The Chamber complaint also states,
“By invalidating existing noncompete agreements and prohibiting businesses and their workers from entering into such agreements going forward, the rule will force businesses all over the country- including in this District- to turn to inadequate and expensive alternatives to protect their confidential information, such as nondisclosure agreements and trade-secrete lawsuits. And many workers, including highly-skilled experts and executives, will be unable to bargain for increased compensation in return for a noncompete agreement.” (Complaint 2-3).
I am sick and tired of this pro-business default management trope. Employers know full well they are well protected by nondisclosure agreements, except for one Mr. Weinstein and company. Trade secret laws are routinely used by companies to go after offending employees and they function well by providing immediate relief for employers. Noncompete agreements were always an overreach and on September 4, 2024, will become illegal.

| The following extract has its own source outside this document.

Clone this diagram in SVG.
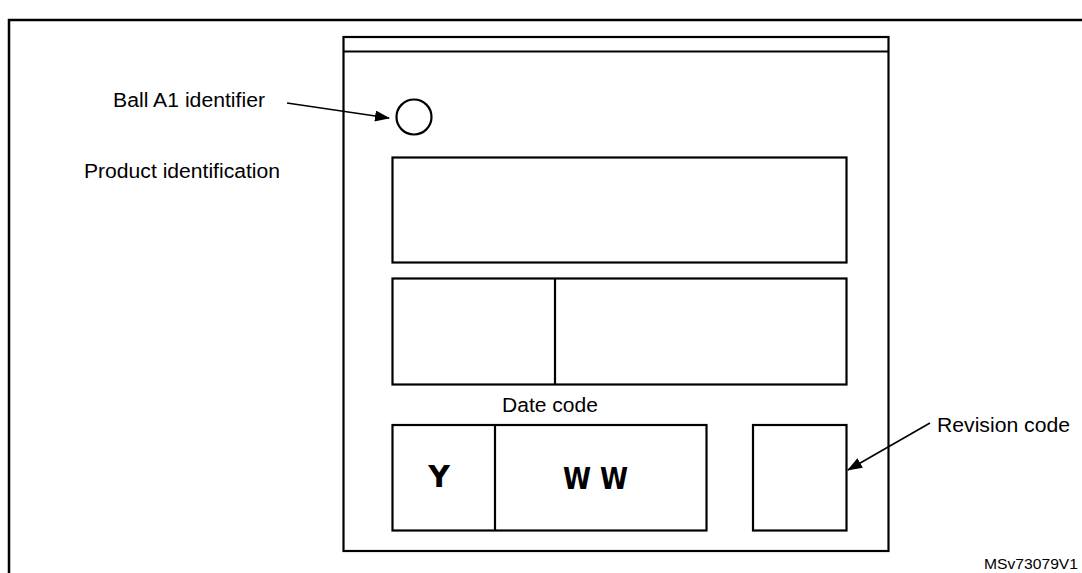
<svg xmlns="http://www.w3.org/2000/svg" width="1082" height="573" viewBox="0 0 1082 573">
<style>
.b{fill:none;stroke:#000;stroke-width:2.2}
.t{font-family:"Liberation Sans",Arial,sans-serif;font-size:20px;fill:#000}
.c{stroke:#000;stroke-width:1.6;fill:none}
.g{font-family:"DejaVu Sans",sans-serif;font-weight:bold;font-size:30px;fill:#000}
</style>
<defs>
<marker id="ah" markerWidth="15" markerHeight="11" refX="14" refY="5.5" orient="auto" markerUnits="userSpaceOnUse">
<path d="M0,0 L15,5.5 L0,11 Z" fill="#000"/>
</marker>
</defs>
<rect width="1082" height="573" fill="#fff"/>
<rect id="frame" x="9" y="20" width="1090" height="570" fill="none" stroke="#000" stroke-width="2.5"/>
<g id="package">
<rect class="b" x="343.5" y="37" width="545" height="514"/>
<line class="b" x1="343.5" y1="51.5" x2="888.5" y2="51.5"/>
</g>
<g id="ball-a1"><circle class="b" cx="414" cy="117" r="17.5"/></g>
<g id="product-id"><rect class="b" x="392.5" y="157.5" width="454" height="105"/></g>
<g id="second-row">
<rect class="b" x="392.5" y="278.5" width="454" height="106"/>
<line class="b" x1="555" y1="278.5" x2="555" y2="384.5"/>
</g>
<g id="date-code">
<rect class="b" x="392.5" y="425" width="314" height="105.5"/>
<line class="b" x1="495" y1="425" x2="495" y2="530.5"/>
<text class="g" x="439" y="487" text-anchor="middle">Y</text>
<text class="g" x="563" y="489" textLength="65" lengthAdjust="spacingAndGlyphs">W W</text>
</g>
<g id="revision-box"><rect class="b" x="753" y="425" width="93.5" height="105.5"/></g>
<g id="labels">
<text class="t" x="113" y="106.5" textLength="152" lengthAdjust="spacingAndGlyphs">Ball A1 identifier</text>
<text class="t" x="84" y="178" textLength="196" lengthAdjust="spacingAndGlyphs">Product identification</text>
<text class="t" x="502" y="412" textLength="96" lengthAdjust="spacingAndGlyphs">Date code</text>
<text class="t" x="937" y="432" textLength="133" lengthAdjust="spacingAndGlyphs">Revision code</text>
<text class="t" x="984" y="569" style="font-size:15px" textLength="94" lengthAdjust="spacingAndGlyphs">MSv73079V1</text>
</g>
<g id="connectors">
<line class="c" x1="287" y1="103" x2="389" y2="118" marker-end="url(#ah)"/>
<line class="c" x1="930" y1="423" x2="848" y2="470" marker-end="url(#ah)"/>
</g>
</svg>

On April 30, 2024, the FTC filed a motion to transfer venue from the Eastern District of Texas and Judge J. Campbell Barker, a conservative judge. In my opinion, the FTC wants a better venue in the Northern District of Texas and under a possibly less conservative judge. Judge Ada Brown is the first African American appointee of former President Trump and Native American (Choctaw Nation).
In Summary
The average American employee and executive are now “free agents” and are free to choose his or her own career trajectory. No longer are employees unfairly coerced and encumbered by one-sided noncompetition agreements that only benefit employers. I cringe at the billions of dollars unnecessarily spent by employees and executives over the years fighting against employer lawsuits seeking to enforce ridiculous noncompete cases. Of course employers are pissed, they had it so good for so long. Now the rules of the game have changed in favor of employees. A great crack in the wall has opened in the private government castles of American employers; employees do matter.